Ultimately, I think a certain amount of funds should be set aside for social science experiments, where whole towns get their laws changed in radical ways for a decade, to see if something works without risking an entire nation. I've always be frustrated by how laws are rarely tested before applying to millions of people.

[–] Drivebyhaiku@lemmy.world 0 points 1 year ago* (last edited 1 year ago) (1 children)

I would rather the people making choices on my behalf be held to some basic level of account then basically leaving it to a series of Facebook polls. In a democracy at some level someone else is always determining the rules that bind the individual. You as an individual are beholden to whatever principle fuels the majority of vote casters. I actually have no issue with allowing people to make the vast plethora of nessisary mundane decisions for me in a government setting but I would like those decisions to be backed up by accountability and be presented so that all side of the issue can be weighed appropriately and care be taken to make sure binding law is made carefully.
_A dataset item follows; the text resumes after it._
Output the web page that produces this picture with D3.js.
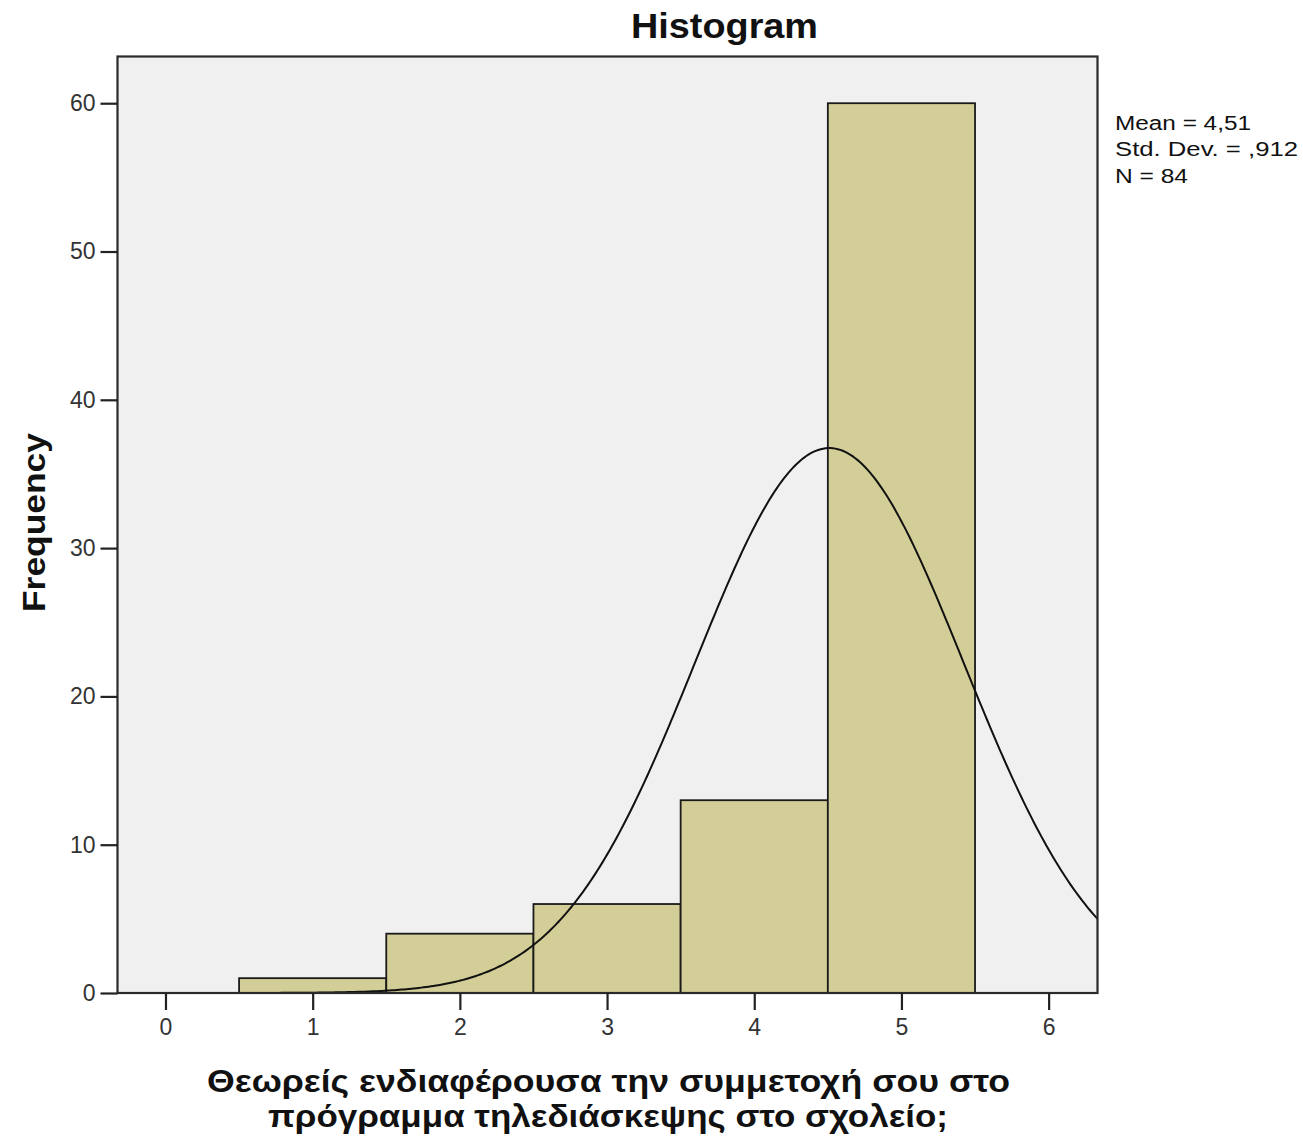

Direct voting takes a very simplistic stance regarding law. It imagines that by chipping in for the things you personally care about things will get done... But behind every law there is a web of things that require careful consideration as to things like exact wording, how it dovetails into previously existing law structure, giving chance for expert opinion to be consulted and to present their case in regards to predicted outcome, reasonable debate towards reaching concensus... For everything. A staggering amount of minutiae designed to keep the process stable and fair.

[–] superguy@lemm.ee 0 points 1 year ago (1 children)

making choices on my behalf

That's the thing. They're not making choices on your behalf.

Hence the "see how often Congress ignores the will of the people."

[–] Drivebyhaiku@lemmy.world 0 points 1 year ago

Ah. I am Canadian. We have a parliment. The American system's imploding nature due to partisan politics utilizing it's own neurotic infrastructure to essentially cheat is something that negatively effects my daily life but I do not get to vote on that.